Oct 29, 2012

Allentown's Referendum History

Dan Poresky announces referendum
In 1998, the Neighborhood Community Groups, under the leadership of Tom Burke, organized the first referendum under the new City Charter of 1996. The ballot question asked the voters in the following 1999 May primary if they supported a rental licensing law, rejected that previous fall by City Council. This coming May, voters for the second time in our charter history may be asked a question. The new referendum effort is being headed by citizen activist Dan Poresky, and is designed to stop Pawlowski's effort to privatize the water system. As reported in The Morning Call on November 26, 1998.
The petitions were collected by more than 80 volunteers beginning in earnest at Allentown polling stations on Election Day.
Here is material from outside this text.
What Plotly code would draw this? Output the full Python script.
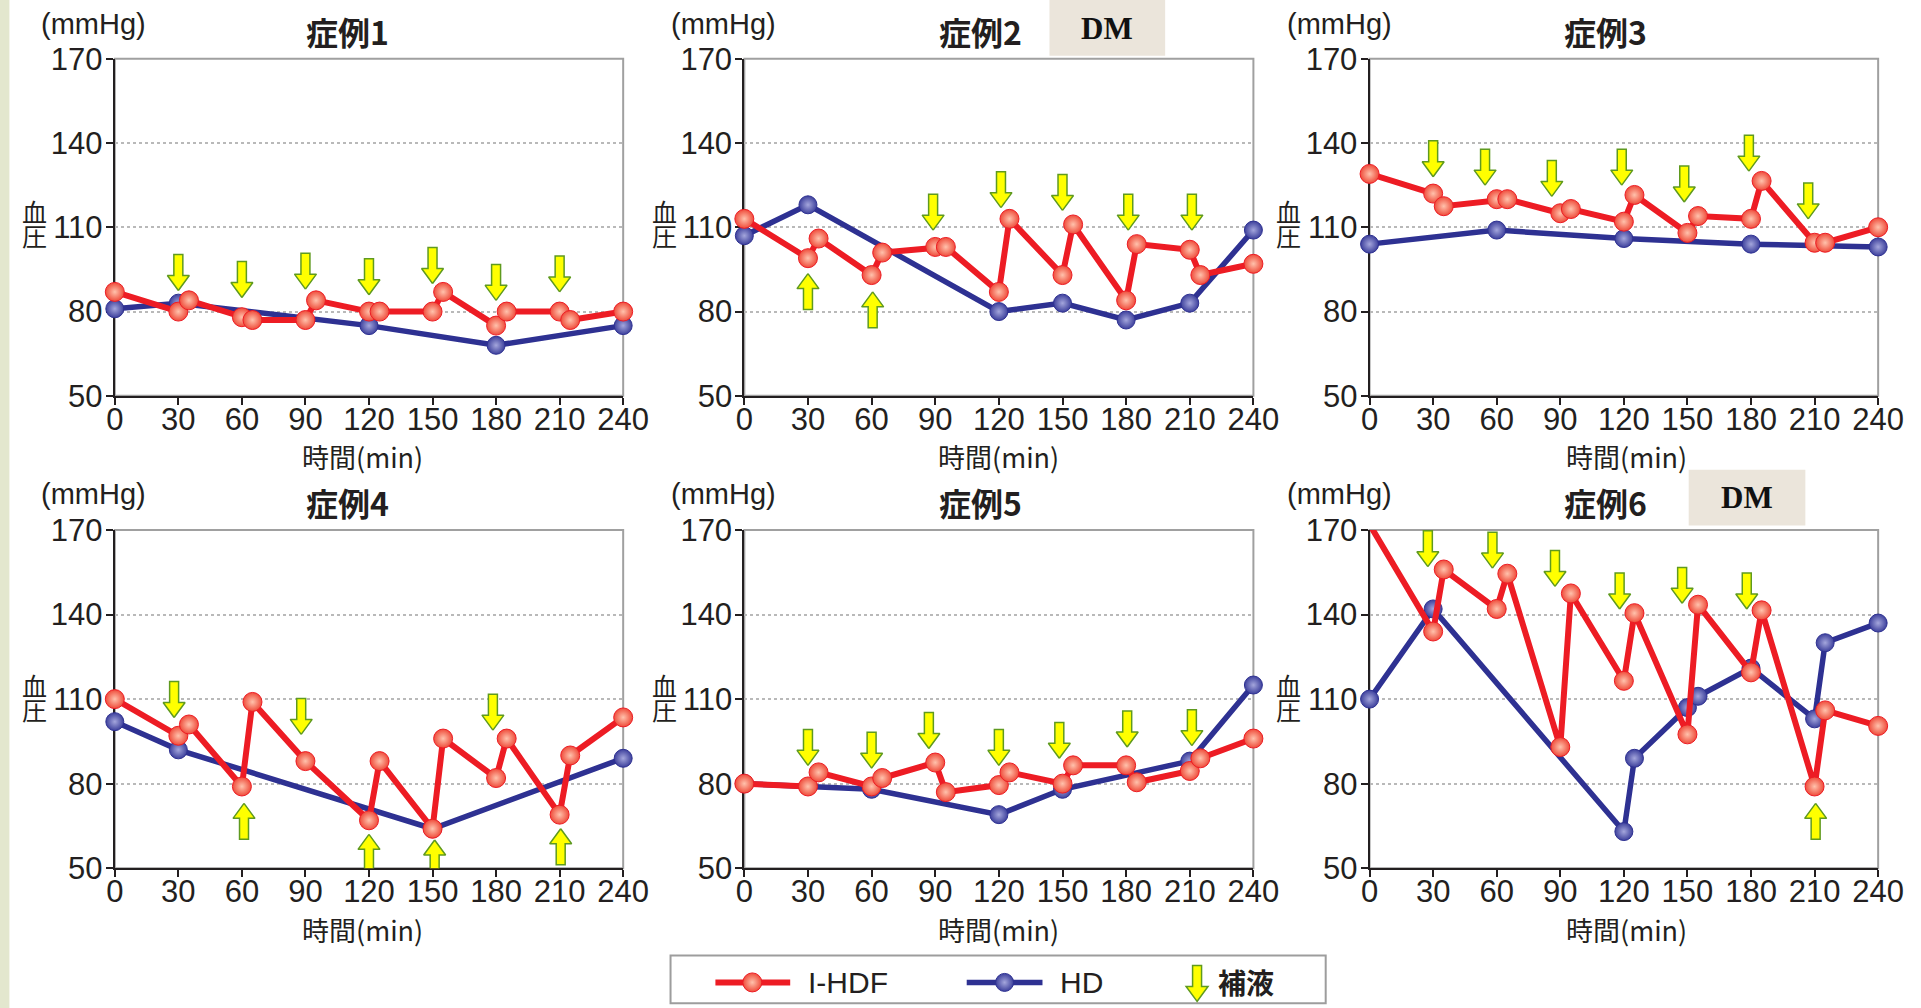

Burke said 10 or 15 of the volunteers still have not turned in their petition forms, so the actual number of signatures collected might be even greater than the 2,700 names turned over to City Clerk Michael C. Hanlon.
While Burke and the neighborhood groups were organizing to put the issue directly to the voters, property managers were also organizing against the licensing law, and conducted a large meeting, with over 150 landlords.
Among those who received an invitation and attended the meeting was Edward Pawlowski, executive director of the Alliance for Building Communities, a nonprofit organization that works to return apartment buildings to single-family, owner-occupied homes. "The thing that impressed me most was how many people turned out," said Pawlowski. "It was a packed house."
In 1998, Tom Burke said that he wasn't heading a special interest group with money, and that they had to speak directly to the voters.  Likewise, in 2012,  Dan Poresky is facing the well financed private water industry,  and wants  the homeowners to decide the fate of their water system.

photocredit:Colin McEvoy/The Express Times

This blogger was part of the landlord group opposed to the rental inspection law in 1998

1 comment:

  1. It should noted that the current mayor was not supporting
    the rental inspection regulations.